Lœuvreetlatelier.com

Acheter en indivision

De nouveaux passionnés qui ne veulent ni accumuler ni spéculer se lancent dans la constitution d’une petite collection acquise en commun. Emilie Flory a accompagné et participé à un de ces groupes. Pendant cinq ans, huit personnes de 33 ans à 73 ans – retraités, enseignants, chefs d’entreprise ou sans profession – ont acheté en indivision une vingtaine d’œuvres d’art. « La moitié des membres de ce collectif baptisé Esperluette n’avait jamais pensé pouvoir acquérir une œuvre, ni même osé franchir le seuil d’une galerie, explique la commissaire d’exposition indépendante. Tous les mois pendant cinq ans, chacun a mis au pot 40 euros. A charge pour moi d’acheter de la céramique, de la gravure, de la sérigraphie, des petits formats en peinture… », poursuit-elle.

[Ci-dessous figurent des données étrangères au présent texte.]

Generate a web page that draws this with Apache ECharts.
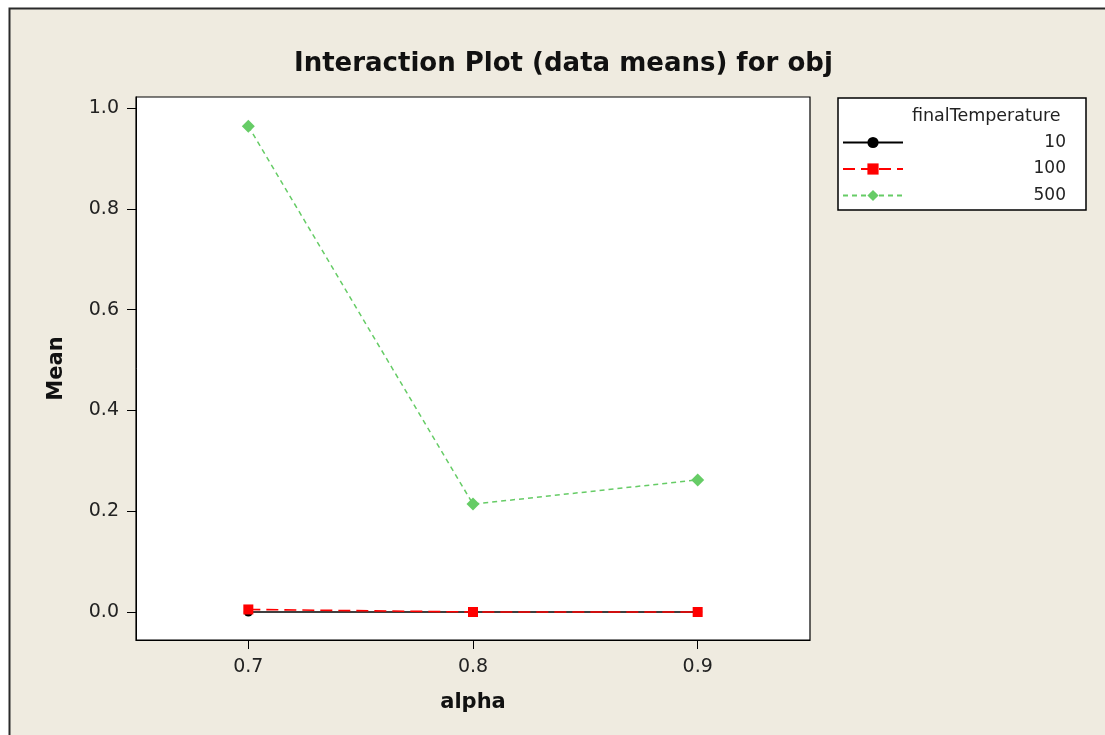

Les acquisitions ont tourné dans les maisons des uns et des autres jusqu’à la constitution d’une petite artothèque privée. Cette formidable aventure collective s’est achevée il y a quelques semaines avec le partage de la collection. « C’était le contrat de départ. Nous avons fait des lots de valeurs plus ou moins égales, chacun a dit ses préférences, et il n’y a eu aucun tiraillement », raconte Emilie Flory, qui cherche à réitérer l’expérience avec un autre groupe. Le plus dur a finalement été de faire comprendre à la banque qu’ils acquéraient en indivision de l’art et non de l’immobilier.